China’s Vice Foreign Minister Li Baodong is seen on large video screens as he speaks at the opening ceremony of the 2014 Asia-Pacific Economic Cooperation summit’s senior officials’ meeting in Beijing yesterday. Leaders of more than half the world’s economy gather in Beijing for the annual forum tomorrow.  

AFP

Beijing

Leaders of more than half the world’s economy gather in Beijing next week for the annual Apec forum, with China and the US pushing rival trade agreements as a week-long series of international summits gets under way.

Chinese President Xi Jinping, hosting his biggest international gathering since assuming office nearly two years ago, welcomes representatives including US President Barack Obama, his Russian counterpart Vladimir Putin, and Japanese Prime Minister Shinzo Abe.

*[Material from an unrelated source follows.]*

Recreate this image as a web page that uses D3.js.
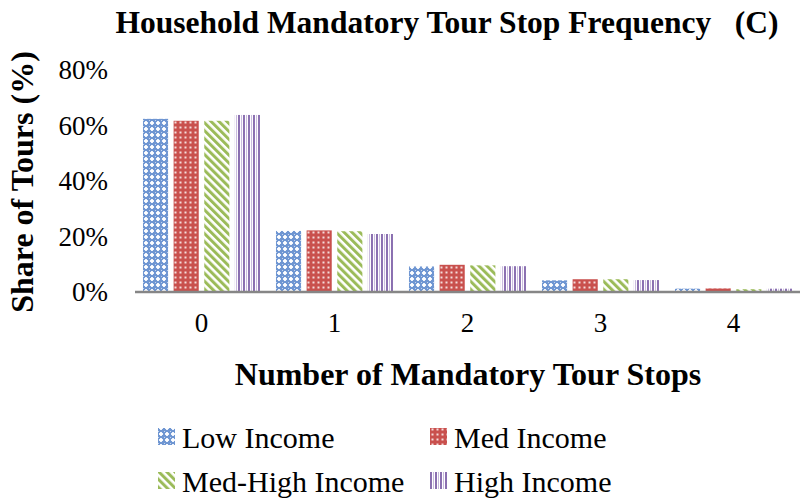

The Asia-Pacific Economic Cooperation forum, which starts with ministerial meetings tomorrow before the main summit on Monday and Tuesday, accounts for more than 50% of global gross domestic product, 44% of world trade and 40% of the Earth’s population.

In the 25 years since it was set up it has long pushed free trade among its members – with mixed success in the face of bilateral deals, protectionist tendencies, and the vagaries of global World Trade Organisation negotiations – and three competing concepts will vie for dominance in Beijing.

The Trans-Pacific Partnership (TPP), pushed by Washington and seen as part of its much-touted “pivot” to Asia after years leading wars in Afghanistan and Iraq, is being discussed by 12 Apec nations including the US, Japan and Australia, but market access disagreements between Washington and Tokyo are a particular hurdle.

The 10-member Association of Southeast Asian Nations (Asean) champions the Regional Comprehensive Economic Partnership (RCEP), which would bring together Asean and six countries with which it has FTAs, including China, Japan and India.

And a broader Free Trade Area of the Asia-Pacific (FTAAP), raised in 2006 by Apec leaders and currently seen as a way to eventually bridge the other two, has been embraced by China.

“We don’t want to see (the) TPP rich man’s club going off in that direction and RCEP going off in this direction,” Alan Bollard, Apec executive director and former head of New Zealand’s central bank, told AFP. “We want to see them converging.”  Wang Shouwen, an assistant minister of commerce, told reporters Tuesday that China “hopes concrete measures will be taken to make progress towards the realisation of the FTAAP” at Apec, specifically seeking an “early date” for a timetable to implement a roadmap for the deal.

“There is no such issue as blocking or clash,” he insisted.

But Chinese analysts are suspicious that TPP-driving Washington wants to thwart FTAAP because of Beijing’s interest in it.

“It is natural that the US would show less enthusiasm in pushing forward FTAAP whose establishment will inevitably offset the impact of Trans-Pacific Partnership,” Bai Ming, of the Chinese Academy of International Trade and Economic Cooperation, told China’s Global Times newspaper on Tuesday.